Categories
digital rhetoric

a pro-tools theory of composition

On Salon, Simon Reynolds reviews Kanye West's and Axl Rose's new albums. The review takes an interesting detour into the increasing role of digital tools in corporate music production, specifically Pro-Tools and Auto-Tune. Reynolds summarizes his negative review of Guns 'n Roses this way: "Rose wanted to create something of grandeur and beauty the way the
classic rock gods did, but like the cosmetic surgery addict who doesn't
know when to stop having operations, he ended up with something botched
and grotesque: a face that can't transmit a recognizable emotion."

Pro Tools works by creating a simulated perfection. Perfection might be a particular way of conceiving the simulacrum: it is a copy of an object that doesn't exist. Auto-tune works in a similar way by "correcting" off-pitch notes.
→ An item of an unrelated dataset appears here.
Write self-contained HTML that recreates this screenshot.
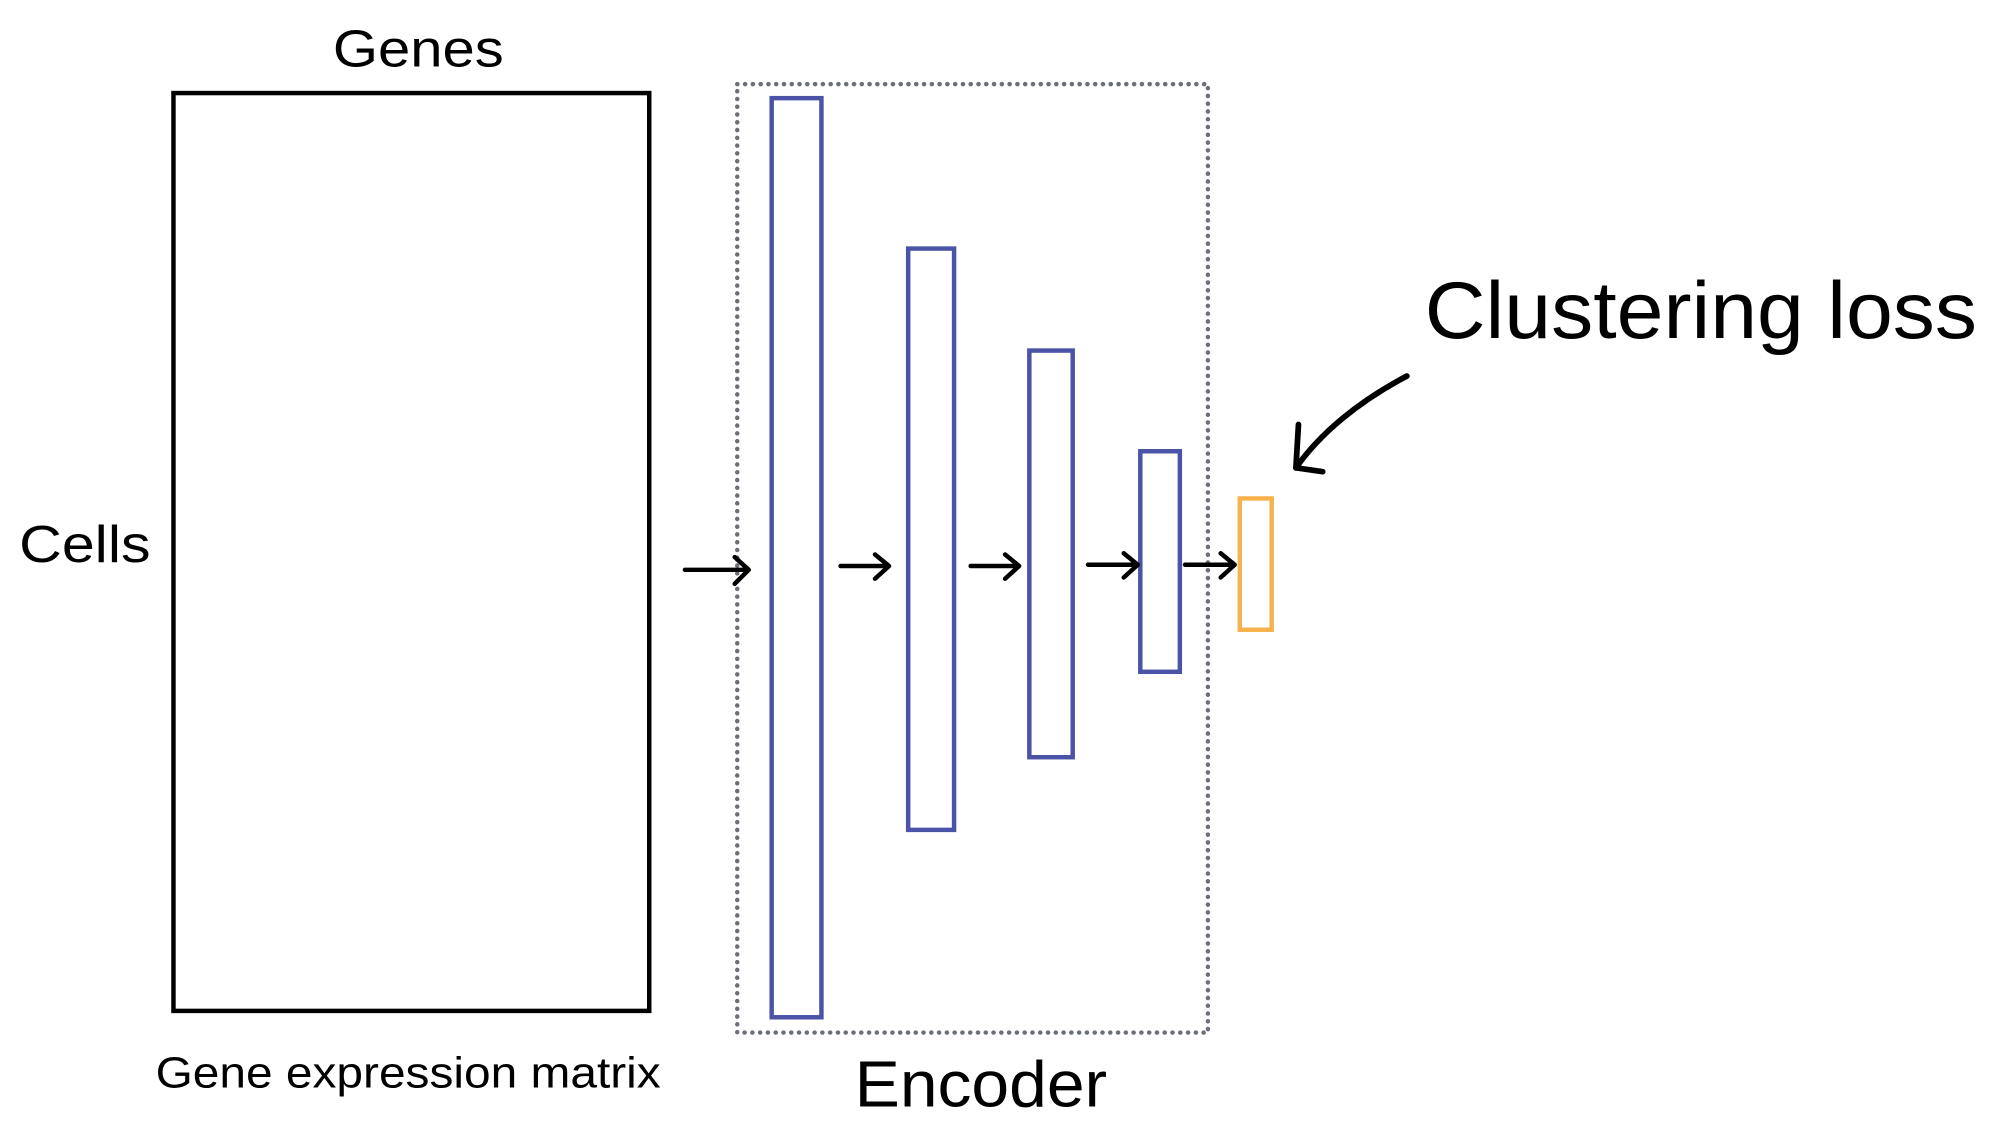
<!DOCTYPE html>
<html><head><style>html,body{margin:0;padding:0;background:#fff;}svg{display:block}</style></head>
<body>
<svg width="2000" height="1132" viewBox="0 0 1568 888" preserveAspectRatio="none" xmlns="http://www.w3.org/2000/svg" font-family="Liberation Sans, sans-serif">
<rect x="136" y="73" width="373" height="720" fill="none" stroke="#000" stroke-width="3.5"/>
<text x="261" y="52" font-size="41" textLength="134" lengthAdjust="spacingAndGlyphs">Genes</text>
<text x="15" y="441" font-size="41" textLength="103" lengthAdjust="spacingAndGlyphs">Cells</text>
<text x="122" y="853" font-size="34" textLength="396" lengthAdjust="spacingAndGlyphs">Gene expression matrix</text>
<rect x="578" y="66" width="369" height="744" fill="none" stroke="#6b6f78" stroke-width="3.5" stroke-dasharray="0.1 6" stroke-linecap="round"/>
<g fill="none" stroke="#4a53a6" stroke-width="3.5">
<rect x="605" y="77" width="39" height="721"/>
<rect x="712" y="195" width="36" height="456"/>
<rect x="807" y="275" width="34" height="319"/>
<rect x="894" y="354" width="31" height="173"/>
</g>
<rect x="972" y="391" width="25" height="103" fill="none" stroke="#f6b24c" stroke-width="3.5"/>
<g fill="none" stroke="#000" stroke-width="3.5" stroke-linecap="round" stroke-linejoin="round">
<path d="M537 447H586M576 437L587 447L576 458"/>
<path d="M659 444H696M686 435L697 444L686 454"/>
<path d="M761 444H798M788 435L799 444L788 454"/>
<path d="M853 443H891M881 434L892 443L881 453"/>
<path d="M929 443H967M957 434L968 443L957 453"/>
<path d="M1103 295C1065 315 1035 340 1016 367" stroke-width="4.5"/>
<path d="M1018 333L1016 367L1037 370" stroke-width="4.5"/>
</g>
<text x="670" y="868" font-size="51" textLength="198" lengthAdjust="spacingAndGlyphs">Encoder</text>
<text x="1117" y="265" font-size="63" textLength="433" lengthAdjust="spacingAndGlyphs">Clustering loss</text>
</svg>
</body></html>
As Reynolds notes, in this practice we can encounter the monstrosity in perfection, and the result can be a production that doesn't quite work (as the case with Guns 'n Roses, at least according to Reynolds) or, more typically, a production that sounds like all the others (as we see with Top 40 songs).

So let's work by generalization toward a theory of composition. Pro Tools and Auto-Tune, at least as they are typically used (and that's a key point to which I will return), assume that beauty-cum-perfection is generalizable: what is beautiful here will be beautiful everywhere else in the song. They also assume that beauty can be/is digitized. That is, what is beautiful in this part of the song is captured in the digital articulation/recording and can be copied/pasted elsewhere.

I believe this is a faulty theory of composition, even though it does function crudely speaking and can even succeed in producing marketable music. Essentially it ignores the value of kairos, the embodied, situated-ness of rhetoric: what is beautiful here/now may not be so elsewhere. Indeed what makes sense here/now may not make sense elsewhere. Furthermore reiteration leads to mutation: in some mathematical/digital sense the sound is the "same." But I'm not listening to a song with my calculator. I'm listening with my ears. Without that sense of real embodiment, one is left with a cold, ineffectual aesthetic or as my favorite line from this review states: "There's a gross tumescence to the sound of "Chinese Democracy" redolent
of the 4-hour erections induced by Viagra: engorged but devoid of

desire, a meaningless show of strength."

Or think of it this way. The problem with plagiarism isn't just that it is intellectually lazy or unethical. Generally speaking the plagiarized text doesn't make sense. That's how we notice it as readers of student papers. You can't just cut and paste material, even it if it is beautiful somewhere else. But it's not only plagarism. The problem extends more generally to rhetorical-compositional methods. This of course is what we mean when we say that we cannot speak of the writing process. How many compositions, extended to meet a page requirement might be described as engorged but devoid of
desire, a meaningless show of strength
?

This is also why on the one hand we can speak of the importance of regular reading to being a good writer but also recognize that we don't really learn to write by creating conscious rhetorical "models." If you want to think about the texts you read as models, that's fine. If you want to imitate a text as a kind of heuristic exercise that's fine too. Ultimately though, writing is about the internalization. As we all know with music, it isn't about perfection. It's about affect and expression (in the Deleuzian sense).

For Reynolds this appears to be the case with Kanye West's album, where he sees the use of Auto-Tune, in conjunction with other digital effects, as integrated into an experimental heuristic rather than as replication of the same (though obviously he doesn't put it in those words!). This is always the danger with the kind deterriotiralizations made possible through digital technologies. One pole leads toward mutation and becoming; the other pole toward fascism and replication. The former reminds me of Wiliam Gibson's remark that the street finds its own uses for things. Composition becomes a series of inventive, non-determining tactics for unfolding texts. Bring in these machines but seek out their mutative potential.